:: Exercise instructions ::
Report how many lines contain "this". Give the number and nothing else.

:: Records provided ::

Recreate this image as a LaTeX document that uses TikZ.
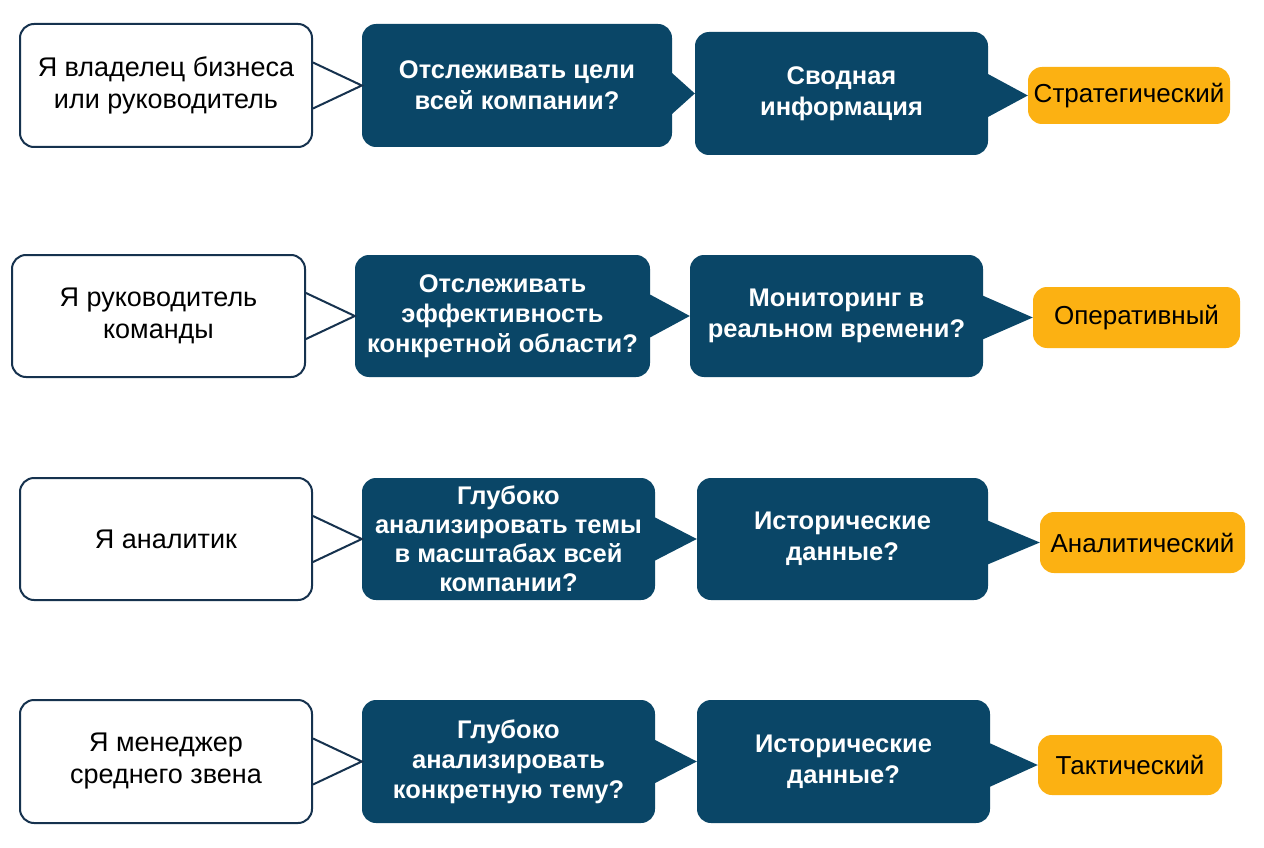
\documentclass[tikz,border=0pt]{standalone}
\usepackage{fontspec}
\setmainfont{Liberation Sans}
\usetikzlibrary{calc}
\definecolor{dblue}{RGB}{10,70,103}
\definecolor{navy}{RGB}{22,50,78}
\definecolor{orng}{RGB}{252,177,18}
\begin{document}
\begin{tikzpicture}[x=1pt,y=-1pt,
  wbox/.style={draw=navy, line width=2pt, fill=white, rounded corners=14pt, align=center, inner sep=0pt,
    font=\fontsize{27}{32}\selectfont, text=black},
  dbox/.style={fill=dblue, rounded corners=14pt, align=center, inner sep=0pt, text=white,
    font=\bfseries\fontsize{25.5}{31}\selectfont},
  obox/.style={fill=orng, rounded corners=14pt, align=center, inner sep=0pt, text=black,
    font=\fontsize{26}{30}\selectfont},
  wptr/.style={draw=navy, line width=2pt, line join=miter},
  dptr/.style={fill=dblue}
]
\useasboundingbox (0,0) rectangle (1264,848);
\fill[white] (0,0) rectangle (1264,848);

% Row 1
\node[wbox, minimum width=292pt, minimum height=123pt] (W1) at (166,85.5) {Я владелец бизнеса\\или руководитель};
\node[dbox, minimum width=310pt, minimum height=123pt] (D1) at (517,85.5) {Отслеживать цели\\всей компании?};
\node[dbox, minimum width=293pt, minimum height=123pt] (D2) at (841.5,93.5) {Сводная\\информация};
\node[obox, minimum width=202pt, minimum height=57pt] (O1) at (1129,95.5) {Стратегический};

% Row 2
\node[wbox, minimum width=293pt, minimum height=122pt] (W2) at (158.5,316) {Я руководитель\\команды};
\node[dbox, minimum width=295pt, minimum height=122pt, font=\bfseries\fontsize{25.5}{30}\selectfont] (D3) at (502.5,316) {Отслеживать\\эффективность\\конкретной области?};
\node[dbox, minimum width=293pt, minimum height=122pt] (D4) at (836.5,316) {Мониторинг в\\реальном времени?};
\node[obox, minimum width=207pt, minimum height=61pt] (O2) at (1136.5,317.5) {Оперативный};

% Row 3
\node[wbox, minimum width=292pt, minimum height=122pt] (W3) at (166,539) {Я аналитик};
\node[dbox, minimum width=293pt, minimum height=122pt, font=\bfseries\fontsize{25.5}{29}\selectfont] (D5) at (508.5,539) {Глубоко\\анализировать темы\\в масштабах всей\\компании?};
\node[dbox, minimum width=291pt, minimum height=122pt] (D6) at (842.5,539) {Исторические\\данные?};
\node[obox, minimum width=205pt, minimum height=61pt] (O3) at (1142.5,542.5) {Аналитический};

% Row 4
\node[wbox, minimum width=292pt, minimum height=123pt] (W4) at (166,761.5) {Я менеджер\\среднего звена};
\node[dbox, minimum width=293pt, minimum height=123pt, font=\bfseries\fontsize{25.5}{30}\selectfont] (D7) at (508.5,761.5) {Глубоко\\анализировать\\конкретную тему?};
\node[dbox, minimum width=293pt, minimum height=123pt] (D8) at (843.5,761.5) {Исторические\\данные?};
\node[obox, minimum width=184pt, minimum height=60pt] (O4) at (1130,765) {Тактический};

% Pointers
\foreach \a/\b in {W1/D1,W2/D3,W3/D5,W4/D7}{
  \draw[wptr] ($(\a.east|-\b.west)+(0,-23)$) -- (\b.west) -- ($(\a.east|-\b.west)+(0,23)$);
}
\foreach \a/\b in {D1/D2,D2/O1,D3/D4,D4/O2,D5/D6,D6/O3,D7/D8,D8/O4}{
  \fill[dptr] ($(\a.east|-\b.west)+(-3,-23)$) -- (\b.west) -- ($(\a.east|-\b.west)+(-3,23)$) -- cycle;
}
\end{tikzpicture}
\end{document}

==

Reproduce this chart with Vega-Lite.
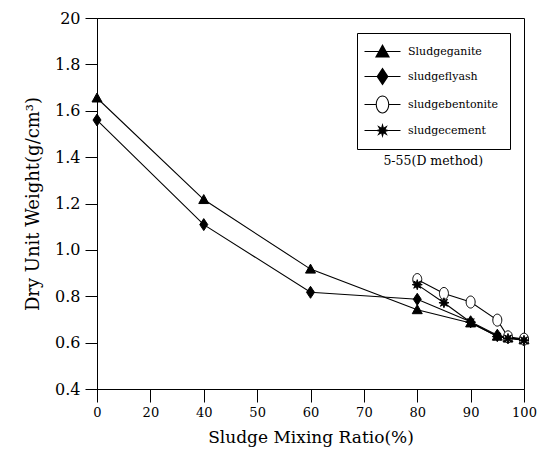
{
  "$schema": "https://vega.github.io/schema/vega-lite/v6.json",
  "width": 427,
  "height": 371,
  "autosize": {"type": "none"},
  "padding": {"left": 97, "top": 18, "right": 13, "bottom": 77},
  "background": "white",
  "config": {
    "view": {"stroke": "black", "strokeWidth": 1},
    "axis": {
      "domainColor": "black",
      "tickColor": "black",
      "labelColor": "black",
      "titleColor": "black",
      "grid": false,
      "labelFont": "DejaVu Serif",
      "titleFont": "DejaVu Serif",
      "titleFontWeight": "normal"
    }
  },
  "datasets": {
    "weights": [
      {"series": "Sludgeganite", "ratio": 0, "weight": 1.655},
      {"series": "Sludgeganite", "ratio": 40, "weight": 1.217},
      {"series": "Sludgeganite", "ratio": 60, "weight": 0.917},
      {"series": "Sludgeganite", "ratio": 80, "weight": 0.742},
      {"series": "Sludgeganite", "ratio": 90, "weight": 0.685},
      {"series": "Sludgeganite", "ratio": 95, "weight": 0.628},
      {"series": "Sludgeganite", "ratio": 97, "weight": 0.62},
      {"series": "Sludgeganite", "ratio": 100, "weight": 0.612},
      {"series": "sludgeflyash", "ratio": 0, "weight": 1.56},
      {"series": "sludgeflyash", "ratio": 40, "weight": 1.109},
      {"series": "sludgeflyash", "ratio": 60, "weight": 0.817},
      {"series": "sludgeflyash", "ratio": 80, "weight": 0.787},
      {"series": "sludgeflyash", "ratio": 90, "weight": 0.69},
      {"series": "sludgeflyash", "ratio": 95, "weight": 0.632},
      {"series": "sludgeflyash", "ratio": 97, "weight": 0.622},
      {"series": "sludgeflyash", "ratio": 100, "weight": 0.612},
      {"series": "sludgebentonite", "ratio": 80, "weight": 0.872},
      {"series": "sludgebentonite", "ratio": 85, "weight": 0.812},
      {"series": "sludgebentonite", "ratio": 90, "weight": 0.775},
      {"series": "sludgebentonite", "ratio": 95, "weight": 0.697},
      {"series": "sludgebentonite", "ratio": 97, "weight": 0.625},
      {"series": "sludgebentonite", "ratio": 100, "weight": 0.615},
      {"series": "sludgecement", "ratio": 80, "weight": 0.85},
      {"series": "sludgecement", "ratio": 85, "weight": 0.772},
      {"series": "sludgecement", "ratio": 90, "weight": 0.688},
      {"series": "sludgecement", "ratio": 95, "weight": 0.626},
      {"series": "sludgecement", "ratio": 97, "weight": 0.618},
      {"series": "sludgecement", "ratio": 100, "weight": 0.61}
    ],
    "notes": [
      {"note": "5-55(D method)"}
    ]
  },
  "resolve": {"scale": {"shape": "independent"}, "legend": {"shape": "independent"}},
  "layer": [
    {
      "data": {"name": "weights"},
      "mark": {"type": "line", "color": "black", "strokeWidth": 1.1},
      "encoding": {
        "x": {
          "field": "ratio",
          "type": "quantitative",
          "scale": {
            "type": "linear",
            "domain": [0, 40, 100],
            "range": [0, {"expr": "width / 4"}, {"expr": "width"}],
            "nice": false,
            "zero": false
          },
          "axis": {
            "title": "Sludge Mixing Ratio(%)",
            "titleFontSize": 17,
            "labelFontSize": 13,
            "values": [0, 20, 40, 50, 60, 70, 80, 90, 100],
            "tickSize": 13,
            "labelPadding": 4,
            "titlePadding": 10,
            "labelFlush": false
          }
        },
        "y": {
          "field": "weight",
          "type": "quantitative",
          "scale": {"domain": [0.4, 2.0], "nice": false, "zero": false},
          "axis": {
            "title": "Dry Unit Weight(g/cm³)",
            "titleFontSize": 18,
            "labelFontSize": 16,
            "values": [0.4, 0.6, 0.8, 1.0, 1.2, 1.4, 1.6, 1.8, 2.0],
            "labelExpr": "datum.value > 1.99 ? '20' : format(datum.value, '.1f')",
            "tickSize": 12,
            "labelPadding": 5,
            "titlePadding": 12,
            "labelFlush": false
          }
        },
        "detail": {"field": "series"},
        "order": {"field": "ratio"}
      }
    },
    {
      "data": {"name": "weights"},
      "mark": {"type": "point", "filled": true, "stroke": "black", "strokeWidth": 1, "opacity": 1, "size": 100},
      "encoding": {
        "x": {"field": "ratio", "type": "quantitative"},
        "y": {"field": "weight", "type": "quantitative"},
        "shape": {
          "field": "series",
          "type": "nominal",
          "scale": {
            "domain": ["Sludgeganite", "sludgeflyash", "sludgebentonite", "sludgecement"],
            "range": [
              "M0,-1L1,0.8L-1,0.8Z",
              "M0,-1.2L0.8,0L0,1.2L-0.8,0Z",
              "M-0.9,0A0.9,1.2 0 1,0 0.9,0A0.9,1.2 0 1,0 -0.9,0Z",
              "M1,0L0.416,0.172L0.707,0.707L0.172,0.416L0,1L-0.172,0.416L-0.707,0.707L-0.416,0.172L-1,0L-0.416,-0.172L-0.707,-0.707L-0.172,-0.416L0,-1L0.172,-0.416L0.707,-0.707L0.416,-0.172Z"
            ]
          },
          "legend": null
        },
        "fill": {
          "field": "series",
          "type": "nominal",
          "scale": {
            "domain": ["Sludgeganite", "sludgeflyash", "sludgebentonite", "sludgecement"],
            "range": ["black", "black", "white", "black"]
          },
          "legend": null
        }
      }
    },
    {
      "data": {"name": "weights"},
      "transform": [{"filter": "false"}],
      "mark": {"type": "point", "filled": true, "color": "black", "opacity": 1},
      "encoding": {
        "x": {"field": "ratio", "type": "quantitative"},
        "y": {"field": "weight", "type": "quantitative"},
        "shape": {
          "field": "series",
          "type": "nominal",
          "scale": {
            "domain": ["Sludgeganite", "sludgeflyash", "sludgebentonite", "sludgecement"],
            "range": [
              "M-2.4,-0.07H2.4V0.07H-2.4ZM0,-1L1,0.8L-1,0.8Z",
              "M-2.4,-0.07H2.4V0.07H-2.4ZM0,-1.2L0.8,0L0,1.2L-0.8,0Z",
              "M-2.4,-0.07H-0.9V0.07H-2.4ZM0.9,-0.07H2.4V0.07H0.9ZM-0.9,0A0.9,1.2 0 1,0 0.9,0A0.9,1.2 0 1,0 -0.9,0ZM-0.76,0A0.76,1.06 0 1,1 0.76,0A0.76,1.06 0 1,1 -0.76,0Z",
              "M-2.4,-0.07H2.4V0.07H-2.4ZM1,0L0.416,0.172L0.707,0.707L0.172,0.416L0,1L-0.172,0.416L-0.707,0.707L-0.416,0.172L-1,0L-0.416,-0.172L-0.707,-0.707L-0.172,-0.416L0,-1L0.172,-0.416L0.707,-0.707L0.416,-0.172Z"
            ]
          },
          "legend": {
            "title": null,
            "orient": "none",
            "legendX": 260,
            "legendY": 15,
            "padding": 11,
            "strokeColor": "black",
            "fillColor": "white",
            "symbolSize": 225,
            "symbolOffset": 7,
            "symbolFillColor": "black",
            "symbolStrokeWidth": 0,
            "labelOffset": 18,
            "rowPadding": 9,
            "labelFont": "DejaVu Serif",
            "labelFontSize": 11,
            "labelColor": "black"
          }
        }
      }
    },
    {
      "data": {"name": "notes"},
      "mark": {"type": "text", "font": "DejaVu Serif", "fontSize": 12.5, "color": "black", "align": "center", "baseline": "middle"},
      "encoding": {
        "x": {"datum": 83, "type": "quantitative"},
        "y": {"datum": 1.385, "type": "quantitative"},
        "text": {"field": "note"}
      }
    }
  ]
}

:: Task answer ::
2